[Start of Data provided]
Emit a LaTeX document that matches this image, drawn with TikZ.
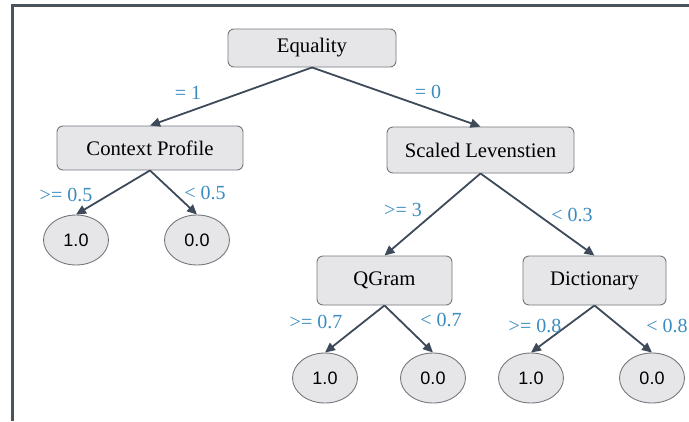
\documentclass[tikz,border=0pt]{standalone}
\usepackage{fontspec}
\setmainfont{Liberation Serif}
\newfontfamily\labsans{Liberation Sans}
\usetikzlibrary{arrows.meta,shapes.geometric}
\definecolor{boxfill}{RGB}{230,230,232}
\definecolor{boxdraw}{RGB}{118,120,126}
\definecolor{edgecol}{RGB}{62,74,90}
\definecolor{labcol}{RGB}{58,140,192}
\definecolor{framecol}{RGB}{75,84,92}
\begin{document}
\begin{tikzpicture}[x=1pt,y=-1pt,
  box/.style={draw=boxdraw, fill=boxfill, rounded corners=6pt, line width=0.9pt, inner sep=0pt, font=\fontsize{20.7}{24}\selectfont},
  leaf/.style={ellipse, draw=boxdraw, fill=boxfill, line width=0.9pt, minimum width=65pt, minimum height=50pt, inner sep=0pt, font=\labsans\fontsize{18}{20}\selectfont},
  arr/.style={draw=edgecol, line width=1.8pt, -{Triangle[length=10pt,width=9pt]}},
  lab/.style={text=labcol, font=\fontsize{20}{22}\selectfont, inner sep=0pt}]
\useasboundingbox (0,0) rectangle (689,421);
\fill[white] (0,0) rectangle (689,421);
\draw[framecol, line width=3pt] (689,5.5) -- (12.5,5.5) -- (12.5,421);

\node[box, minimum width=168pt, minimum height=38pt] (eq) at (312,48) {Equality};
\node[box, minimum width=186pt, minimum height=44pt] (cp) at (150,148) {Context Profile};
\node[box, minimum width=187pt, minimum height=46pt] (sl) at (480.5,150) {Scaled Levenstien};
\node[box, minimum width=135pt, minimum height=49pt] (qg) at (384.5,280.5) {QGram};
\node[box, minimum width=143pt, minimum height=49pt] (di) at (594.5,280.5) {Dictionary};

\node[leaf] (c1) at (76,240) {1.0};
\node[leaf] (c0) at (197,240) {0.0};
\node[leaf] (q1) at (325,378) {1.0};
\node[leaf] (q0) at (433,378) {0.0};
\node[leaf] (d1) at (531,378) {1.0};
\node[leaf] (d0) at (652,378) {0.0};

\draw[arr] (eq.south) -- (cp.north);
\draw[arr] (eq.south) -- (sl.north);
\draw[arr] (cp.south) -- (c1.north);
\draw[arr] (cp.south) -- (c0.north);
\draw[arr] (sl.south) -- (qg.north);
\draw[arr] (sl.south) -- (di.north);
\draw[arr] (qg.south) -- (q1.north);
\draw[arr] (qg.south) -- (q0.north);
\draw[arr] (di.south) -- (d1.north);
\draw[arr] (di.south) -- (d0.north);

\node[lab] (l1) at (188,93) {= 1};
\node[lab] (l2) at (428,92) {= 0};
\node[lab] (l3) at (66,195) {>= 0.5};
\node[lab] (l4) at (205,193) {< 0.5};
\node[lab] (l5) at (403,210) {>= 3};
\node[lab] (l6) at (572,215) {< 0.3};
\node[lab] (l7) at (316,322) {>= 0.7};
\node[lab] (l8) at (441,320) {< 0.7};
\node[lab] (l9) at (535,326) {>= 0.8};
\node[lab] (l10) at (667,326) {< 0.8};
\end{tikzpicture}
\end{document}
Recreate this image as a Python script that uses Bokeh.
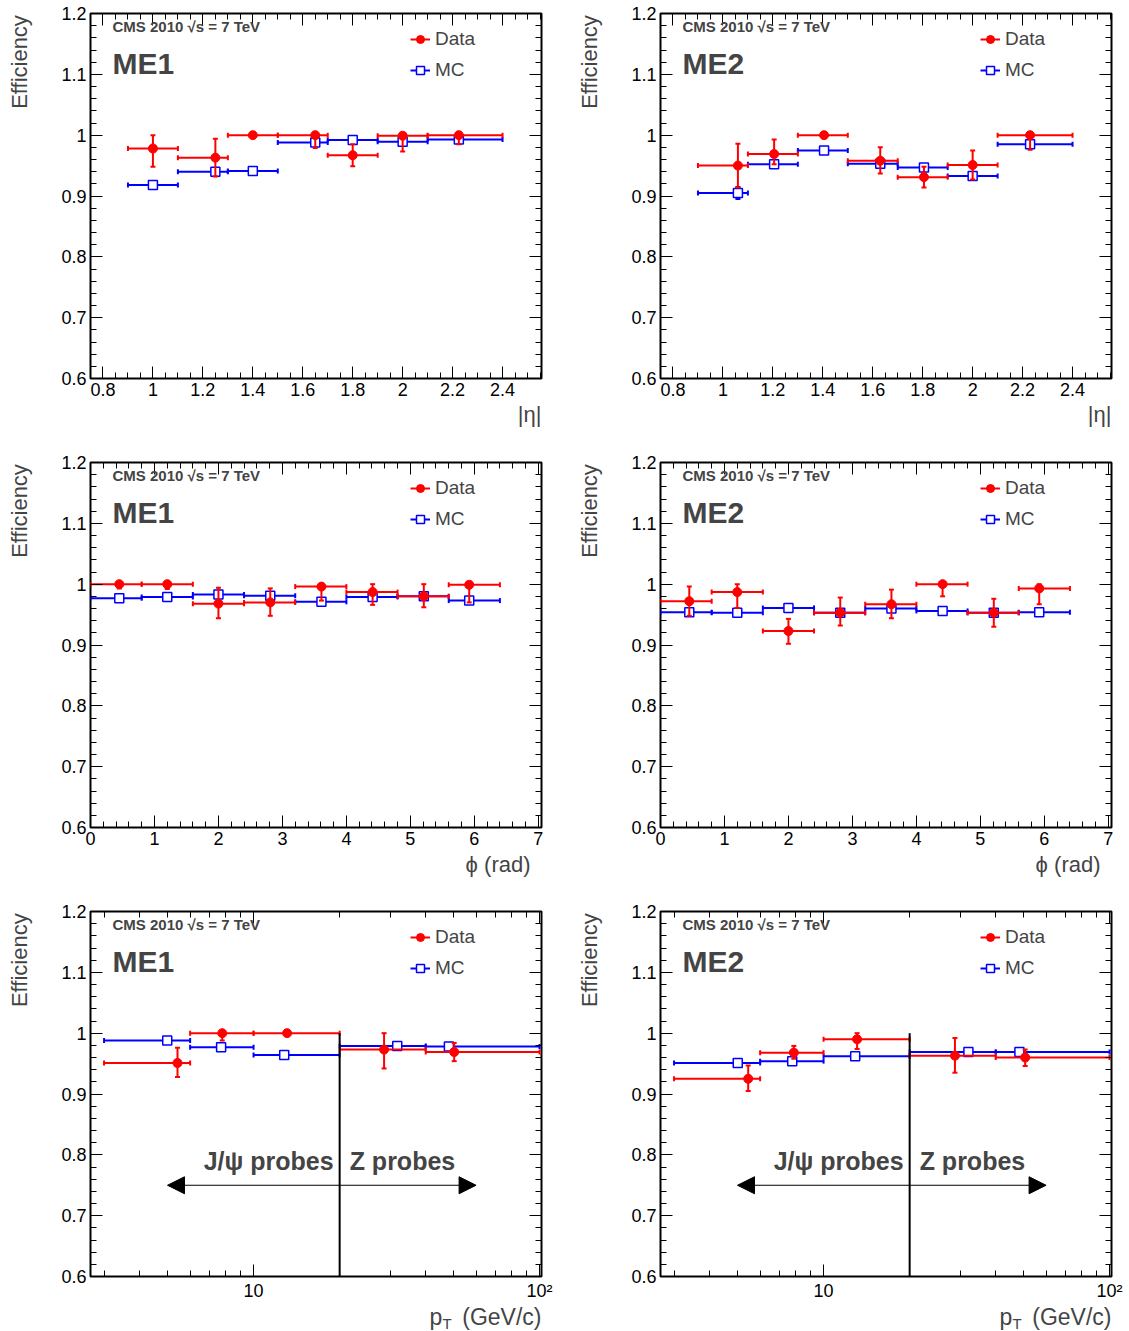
[End of Data provided]
* What is required *
Find each line holding "image". Copy it out.

* Final result *
Emit a LaTeX document that matches this image, drawn with TikZ.
Recreate this image as a Python script that uses Bokeh.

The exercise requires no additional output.